#### WHAT YOU SHOULD DO:
Reproduce the listing below word for word, with no pictures.

#### DATA BLOCK:
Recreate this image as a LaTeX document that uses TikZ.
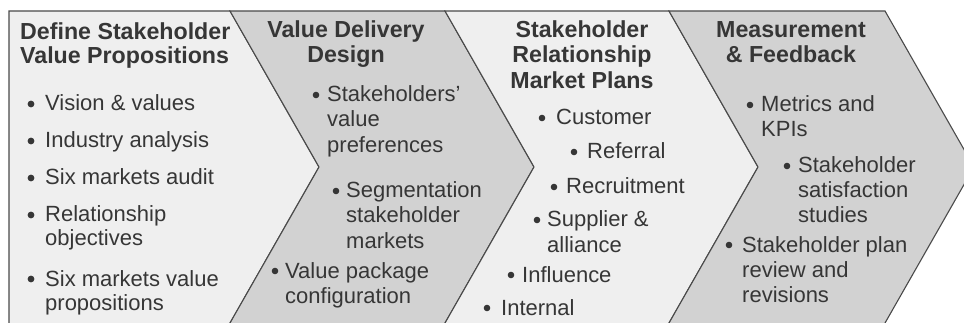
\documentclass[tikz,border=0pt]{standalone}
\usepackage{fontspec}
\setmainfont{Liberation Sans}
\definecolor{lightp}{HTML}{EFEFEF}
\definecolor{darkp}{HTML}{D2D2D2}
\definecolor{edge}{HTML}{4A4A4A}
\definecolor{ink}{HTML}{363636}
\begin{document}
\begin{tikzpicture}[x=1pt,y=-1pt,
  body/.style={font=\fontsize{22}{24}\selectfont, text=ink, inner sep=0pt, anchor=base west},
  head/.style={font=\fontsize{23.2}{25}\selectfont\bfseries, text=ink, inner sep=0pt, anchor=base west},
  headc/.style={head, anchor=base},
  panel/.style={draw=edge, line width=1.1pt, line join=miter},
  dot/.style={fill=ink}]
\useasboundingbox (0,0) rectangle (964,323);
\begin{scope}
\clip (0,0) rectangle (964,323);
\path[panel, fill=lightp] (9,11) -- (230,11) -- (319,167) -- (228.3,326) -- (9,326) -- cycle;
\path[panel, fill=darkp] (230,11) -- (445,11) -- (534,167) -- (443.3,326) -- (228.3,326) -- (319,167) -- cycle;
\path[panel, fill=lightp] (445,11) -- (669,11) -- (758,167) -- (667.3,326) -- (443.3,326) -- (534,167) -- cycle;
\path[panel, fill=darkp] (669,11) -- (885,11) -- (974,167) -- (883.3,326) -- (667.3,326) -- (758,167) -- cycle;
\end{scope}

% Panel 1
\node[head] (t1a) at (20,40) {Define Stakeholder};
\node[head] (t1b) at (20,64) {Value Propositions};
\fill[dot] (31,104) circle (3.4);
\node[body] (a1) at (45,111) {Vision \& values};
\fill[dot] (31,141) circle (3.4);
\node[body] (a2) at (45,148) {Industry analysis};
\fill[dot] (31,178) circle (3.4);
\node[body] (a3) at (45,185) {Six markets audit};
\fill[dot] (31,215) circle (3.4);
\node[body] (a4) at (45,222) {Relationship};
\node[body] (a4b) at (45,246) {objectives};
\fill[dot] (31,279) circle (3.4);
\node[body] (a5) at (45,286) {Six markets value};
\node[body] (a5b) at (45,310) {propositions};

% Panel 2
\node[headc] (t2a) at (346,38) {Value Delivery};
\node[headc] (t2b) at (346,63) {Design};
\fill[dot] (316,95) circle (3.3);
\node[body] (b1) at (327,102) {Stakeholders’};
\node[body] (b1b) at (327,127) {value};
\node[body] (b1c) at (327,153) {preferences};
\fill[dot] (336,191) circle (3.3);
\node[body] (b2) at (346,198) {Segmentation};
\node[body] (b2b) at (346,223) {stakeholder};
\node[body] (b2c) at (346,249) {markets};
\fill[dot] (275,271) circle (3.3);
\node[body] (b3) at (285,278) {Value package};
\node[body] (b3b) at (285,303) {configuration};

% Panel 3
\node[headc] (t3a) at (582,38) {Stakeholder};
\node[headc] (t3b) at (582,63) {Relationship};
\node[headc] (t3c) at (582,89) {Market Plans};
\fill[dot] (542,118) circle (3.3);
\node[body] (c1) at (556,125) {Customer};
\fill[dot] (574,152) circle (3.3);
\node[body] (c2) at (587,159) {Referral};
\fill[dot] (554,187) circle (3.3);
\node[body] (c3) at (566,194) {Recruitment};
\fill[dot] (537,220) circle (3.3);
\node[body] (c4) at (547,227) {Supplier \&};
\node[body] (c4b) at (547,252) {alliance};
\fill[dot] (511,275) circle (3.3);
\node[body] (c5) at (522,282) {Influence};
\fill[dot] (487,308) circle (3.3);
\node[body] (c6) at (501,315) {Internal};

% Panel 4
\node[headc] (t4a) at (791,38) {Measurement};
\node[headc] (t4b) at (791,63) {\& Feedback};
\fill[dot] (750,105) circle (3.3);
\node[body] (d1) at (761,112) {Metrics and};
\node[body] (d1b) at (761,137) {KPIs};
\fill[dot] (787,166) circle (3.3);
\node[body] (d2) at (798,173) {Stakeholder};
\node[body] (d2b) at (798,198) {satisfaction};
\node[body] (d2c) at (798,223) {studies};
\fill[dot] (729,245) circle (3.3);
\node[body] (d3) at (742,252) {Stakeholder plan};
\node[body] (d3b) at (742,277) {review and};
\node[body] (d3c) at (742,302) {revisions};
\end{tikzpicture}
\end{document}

#### COMPLETED EXERCISE:
Recreate this image as a LaTeX document that uses TikZ.
\documentclass[tikz,border=0pt]{standalone}
\usepackage{fontspec}
\setmainfont{Liberation Sans}
\definecolor{lightp}{HTML}{EFEFEF}
\definecolor{darkp}{HTML}{D2D2D2}
\definecolor{edge}{HTML}{4A4A4A}
\definecolor{ink}{HTML}{363636}
\begin{document}
\begin{tikzpicture}[x=1pt,y=-1pt,
  body/.style={font=\fontsize{22}{24}\selectfont, text=ink, inner sep=0pt, anchor=base west},
  head/.style={font=\fontsize{23.2}{25}\selectfont\bfseries, text=ink, inner sep=0pt, anchor=base west},
  headc/.style={head, anchor=base},
  panel/.style={draw=edge, line width=1.1pt, line join=miter},
  dot/.style={fill=ink}]
\useasboundingbox (0,0) rectangle (964,323);
\begin{scope}
\clip (0,0) rectangle (964,323);
\path[panel, fill=lightp] (9,11) -- (230,11) -- (319,167) -- (228.3,326) -- (9,326) -- cycle;
\path[panel, fill=darkp] (230,11) -- (445,11) -- (534,167) -- (443.3,326) -- (228.3,326) -- (319,167) -- cycle;
\path[panel, fill=lightp] (445,11) -- (669,11) -- (758,167) -- (667.3,326) -- (443.3,326) -- (534,167) -- cycle;
\path[panel, fill=darkp] (669,11) -- (885,11) -- (974,167) -- (883.3,326) -- (667.3,326) -- (758,167) -- cycle;
\end{scope}

% Panel 1
\node[head] (t1a) at (20,40) {Define Stakeholder};
\node[head] (t1b) at (20,64) {Value Propositions};
\fill[dot] (31,104) circle (3.4);
\node[body] (a1) at (45,111) {Vision \& values};
\fill[dot] (31,141) circle (3.4);
\node[body] (a2) at (45,148) {Industry analysis};
\fill[dot] (31,178) circle (3.4);
\node[body] (a3) at (45,185) {Six markets audit};
\fill[dot] (31,215) circle (3.4);
\node[body] (a4) at (45,222) {Relationship};
\node[body] (a4b) at (45,246) {objectives};
\fill[dot] (31,279) circle (3.4);
\node[body] (a5) at (45,286) {Six markets value};
\node[body] (a5b) at (45,310) {propositions};

% Panel 2
\node[headc] (t2a) at (346,38) {Value Delivery};
\node[headc] (t2b) at (346,63) {Design};
\fill[dot] (316,95) circle (3.3);
\node[body] (b1) at (327,102) {Stakeholders’};
\node[body] (b1b) at (327,127) {value};
\node[body] (b1c) at (327,153) {preferences};
\fill[dot] (336,191) circle (3.3);
\node[body] (b2) at (346,198) {Segmentation};
\node[body] (b2b) at (346,223) {stakeholder};
\node[body] (b2c) at (346,249) {markets};
\fill[dot] (275,271) circle (3.3);
\node[body] (b3) at (285,278) {Value package};
\node[body] (b3b) at (285,303) {configuration};

% Panel 3
\node[headc] (t3a) at (582,38) {Stakeholder};
\node[headc] (t3b) at (582,63) {Relationship};
\node[headc] (t3c) at (582,89) {Market Plans};
\fill[dot] (542,118) circle (3.3);
\node[body] (c1) at (556,125) {Customer};
\fill[dot] (574,152) circle (3.3);
\node[body] (c2) at (587,159) {Referral};
\fill[dot] (554,187) circle (3.3);
\node[body] (c3) at (566,194) {Recruitment};
\fill[dot] (537,220) circle (3.3);
\node[body] (c4) at (547,227) {Supplier \&};
\node[body] (c4b) at (547,252) {alliance};
\fill[dot] (511,275) circle (3.3);
\node[body] (c5) at (522,282) {Influence};
\fill[dot] (487,308) circle (3.3);
\node[body] (c6) at (501,315) {Internal};

% Panel 4
\node[headc] (t4a) at (791,38) {Measurement};
\node[headc] (t4b) at (791,63) {\& Feedback};
\fill[dot] (750,105) circle (3.3);
\node[body] (d1) at (761,112) {Metrics and};
\node[body] (d1b) at (761,137) {KPIs};
\fill[dot] (787,166) circle (3.3);
\node[body] (d2) at (798,173) {Stakeholder};
\node[body] (d2b) at (798,198) {satisfaction};
\node[body] (d2c) at (798,223) {studies};
\fill[dot] (729,245) circle (3.3);
\node[body] (d3) at (742,252) {Stakeholder plan};
\node[body] (d3b) at (742,277) {review and};
\node[body] (d3c) at (742,302) {revisions};
\end{tikzpicture}
\end{document}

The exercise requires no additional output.